Net sales experienced a decline of 10.1% in the fourth quarter of 2024 compared to the previous year, contributing to a 9.7% drop for the full year. This decline underscores the challenges faced by the company amidst a shifting market landscape.

Loss of Large Grocery Client

The loss of a large grocery client led to a decrease in agency solution sales, further impacting the company’s net sales. This event highlights the importance of client retention in sustaining revenue streams.

Paper and Postal Rate Challenges

The company faced obstacles from increased postal rates and higher interest rates, which affected lower paper sales and print volumes, particularly in the financial services sector. These factors contributed to a challenging operational environment.

Potential Tariff Impact

Concerns were raised about potential tariffs on paper imports from Canada, which could lead to increased costs and impact client demand.

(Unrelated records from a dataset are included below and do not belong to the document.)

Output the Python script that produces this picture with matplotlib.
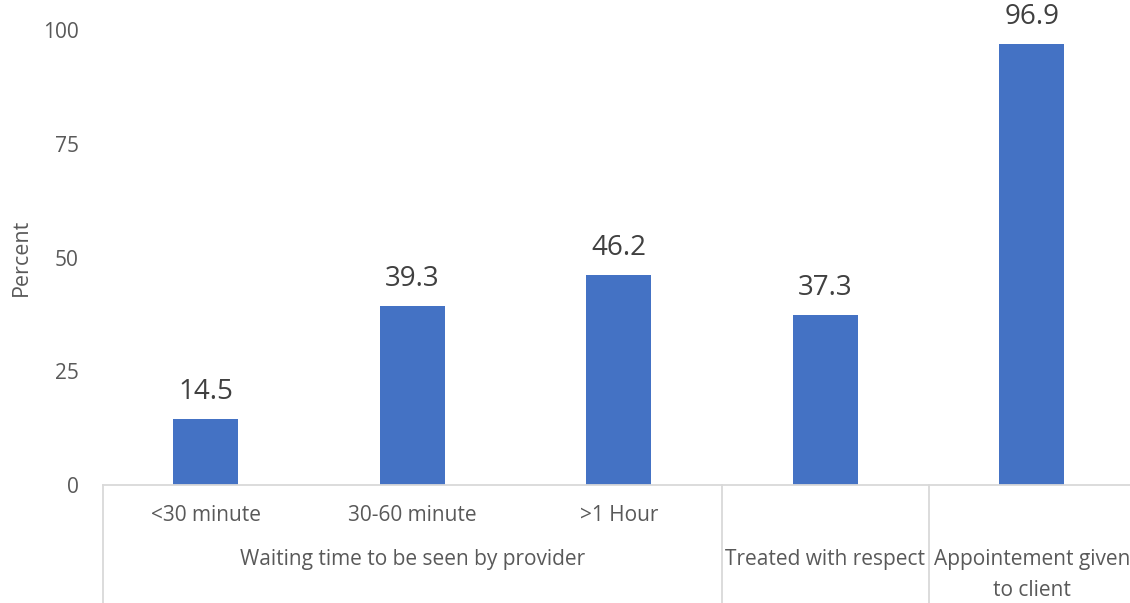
import matplotlib.pyplot as plt
from matplotlib.transforms import blended_transform_factory

plt.rcParams['font.family'] = ['Open Sans', 'DejaVu Sans']

# Percent of clients per indicator
sub_labels = ['<30 minute', '30-60 minute', '>1 Hour', '', '']
values = [14.5, 39.3, 46.2, 37.3, 96.9]
groups = ['Waiting time to be seen by provider', 'Treated with respect',
          'Appointement given\nto client']
group_spans = [(0, 2), (3, 3), (4, 4)]
yticks = [0, 25, 50, 75, 100]

bar_color = '#4472C4'
text_color = '#595959'
line_color = '#D9D9D9'
fs = 15

fig = plt.figure(figsize=(11.3, 6.03), dpi=100)
ax = fig.add_axes([102.5 / 1130, 118 / 603, 1032.5 / 1130, 455 / 603])

x = list(range(len(values)))
bars = ax.bar(x, values, width=0.315, color=bar_color, zorder=2)
for xi, v in zip(x, values):
    ax.annotate(f'{v:.1f}', (xi, v), xytext=(0, 9.5), textcoords='offset points',
                ha='center', va='bottom', fontsize=20, color='#404040')

ax.set_xlim(-0.5, len(values) - 0.5)
ax.set_ylim(0, 100)
ax.set_yticks(yticks)
ax.tick_params(axis='y', length=0, labelsize=fs, labelcolor=text_color, pad=17)
ax.set_xticks([])
for side in ['left', 'right', 'top']:
    ax.spines[side].set_visible(False)
ax.spines['bottom'].set_color(line_color)
ax.spines['bottom'].set_linewidth(1.3)
ax.set_ylabel('Percent', fontsize=15.5, color=text_color, labelpad=8)

# two-level category axis below the bars
trans = blended_transform_factory(ax.transData, ax.transAxes)
for xi, lab in zip(x, sub_labels):
    if lab:
        ax.text(xi, -0.068, lab, transform=trans, ha='center', va='center',
                fontsize=fs, color=text_color)
for name, (a, b) in zip(groups, group_spans):
    ax.text((a + b) / 2, -0.14, name, transform=trans, ha='center', va='top',
            fontsize=fs, color=text_color, linespacing=1.65)

ax.plot([-0.5, -0.5], [0, -0.3], transform=trans, color=line_color, lw=1.3, clip_on=False)
for name, (a, b) in zip(groups, group_spans):
    ax.plot([b + 0.5, b + 0.5], [0, -0.3], transform=trans, color=line_color,
            lw=1.3, clip_on=False)

fig.savefig('out.png', dpi=100)
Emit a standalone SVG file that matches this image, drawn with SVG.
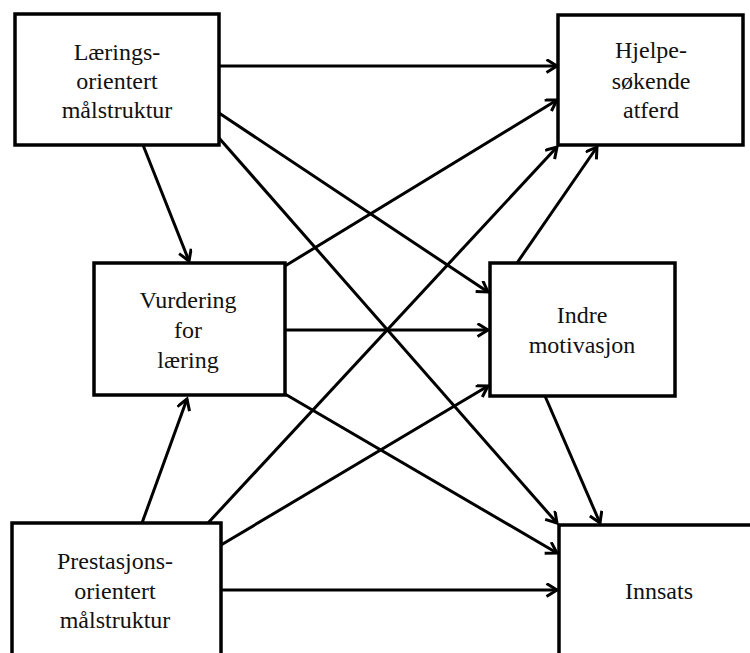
<svg xmlns="http://www.w3.org/2000/svg" width="750" height="653" viewBox="0 0 750 653">
<style>
.box{fill:#fff;stroke:#000;stroke-width:3.5}
.lbl{font-family:"Liberation Serif","Times New Roman",serif;font-size:24px;fill:#111;text-anchor:middle}
.con line{stroke:#000;stroke-width:3;marker-end:url(#arr)}
</style>
<defs>
<marker id="arr" markerUnits="userSpaceOnUse" markerWidth="16" markerHeight="16" refX="12" refY="7" orient="auto">
<path d="M1.5,0.5 L12,7 L1.5,13.5" fill="none" stroke="#000" stroke-width="3"/>
</marker>
</defs>
<rect width="750" height="653" fill="#fff"/>
<g id="connectors" class="con">
<line x1="219" y1="66" x2="557" y2="66"/>
<line x1="219" y1="113" x2="488" y2="292"/>
<line x1="219" y1="138" x2="557" y2="523"/>
<line x1="143" y1="145" x2="189" y2="261"/>
<line x1="285" y1="266" x2="557" y2="100"/>
<line x1="285" y1="330" x2="488" y2="330"/>
<line x1="285" y1="394" x2="557" y2="553"/>
<line x1="142" y1="523" x2="187" y2="399"/>
<line x1="208" y1="523" x2="557" y2="147"/>
<line x1="221" y1="545" x2="488" y2="386"/>
<line x1="221" y1="590" x2="557" y2="590"/>
<line x1="517" y1="263" x2="597" y2="147"/>
<line x1="545" y1="396" x2="600" y2="523"/>
</g>
<g id="laerings">
<rect class="box" x="15" y="14" width="204" height="131"/>
<text class="lbl" x="117" y="60">Lærings-</text>
<text class="lbl" x="117" y="89">orientert</text>
<text class="lbl" x="117" y="118">målstruktur</text>
</g>
<g id="hjelpe">
<rect class="box" x="558" y="15" width="185" height="130"/>
<text class="lbl" x="651" y="58">Hjelpe-</text>
<text class="lbl" x="651" y="89">søkende</text>
<text class="lbl" x="651" y="118">atferd</text>
</g>
<g id="vurdering">
<rect class="box" x="94" y="263" width="191" height="132"/>
<text class="lbl" x="188" y="308">Vurdering</text>
<text class="lbl" x="188" y="338">for</text>
<text class="lbl" x="188" y="368">læring</text>
</g>
<g id="indre">
<rect class="box" x="490" y="263" width="185" height="133"/>
<text class="lbl" x="582" y="323">Indre</text>
<text class="lbl" x="582" y="353">motivasjon</text>
</g>
<g id="prestasjons">
<rect class="box" x="12" y="523" width="209" height="150"/>
<text class="lbl" x="115" y="569">Prestasjons-</text>
<text class="lbl" x="115" y="599">orientert</text>
<text class="lbl" x="115" y="628">målstruktur</text>
</g>
<g id="innsats">
<rect class="box" x="559" y="525" width="200" height="150"/>
<text class="lbl" x="659" y="599">Innsats</text>
</g>
</svg>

The company is vigilant in monitoring these external factors and their potential effects on operations.

Forward-Looking Guidance

Looking ahead to 2025, Quad/Graphics provided extensive guidance, anticipating a decline in organic net sales by 2% to 6% compared to 2024. This forecast, however, is an improvement over the 9.7% drop from the previous year. The company expects growth in higher-margin offerings, particularly in agency solutions and international print services in Mexico. Adjusted EBITDA is projected to be between $180 million and $220 million, with a margin similar to 2024. Despite expected lower free cash flow due to higher capital expenditures and divesture activities, Quad remains committed to innovation and maintaining a low net debt leverage ratio.

In conclusion, Quad/Graphics, Inc. Class A’s earnings call reflects a resilient approach amidst challenges, with strategic investments and operational improvements taking center stage. While the company navigates a decline in net sales and client losses, its focus on debt reduction, profitability, and innovative solutions positions it well for future growth.